At the same time, it was announced that 18 teams would compete in a friendly tournament "Martyrs Cup" to raise money for families of those killed in Port Said incident. Al Masry, the home team whose fans rioted in Port Said, leaving 72 people dead and 150 injured, was barred from the tournament. Al Ahly, the visiting team during the attack, has been invited but has not confirmed whether they will participate or not. The tournament is scheduled to commence on 29 March with round robin play. The league will be divided into two groups, and the games will take place in empty stadiums owned by the Egyptian Army. The top two teams from each group will advance to the semi-finals for a single elimination event. The final is scheduled for 18 May. The Egypt Cup is expected to take place as normal, with Al Masry barred from competition.
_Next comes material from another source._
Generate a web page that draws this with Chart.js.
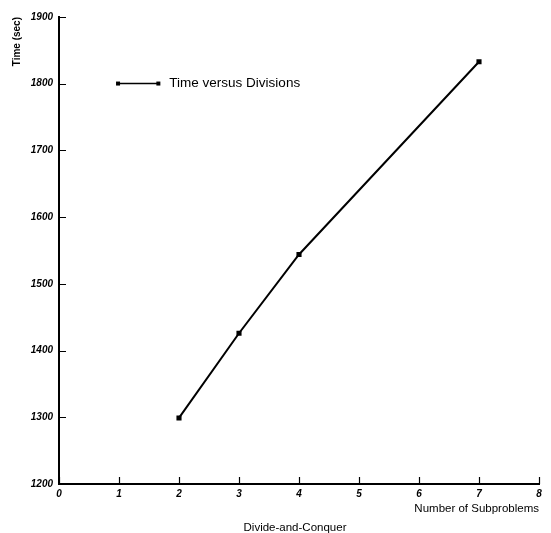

Under normal circumstances, the league's top two teams get to participate in the African Champions League. It was not immediately clear if league leaders El-Hodood and Al-Ahly would be declared as the league's top two teams and invited to participate in the Champions League. "I am not against the league cancellation but I want to know: Will we be considered as the league champions?" asked El-Hodoud coach Tarek El-Ashry.
In the end, Al-Ahly and Zamalek, who were the 2010-11 League Champions and runners-up, were selected to represent Egypt. Al-Ahly went on to win the tournament.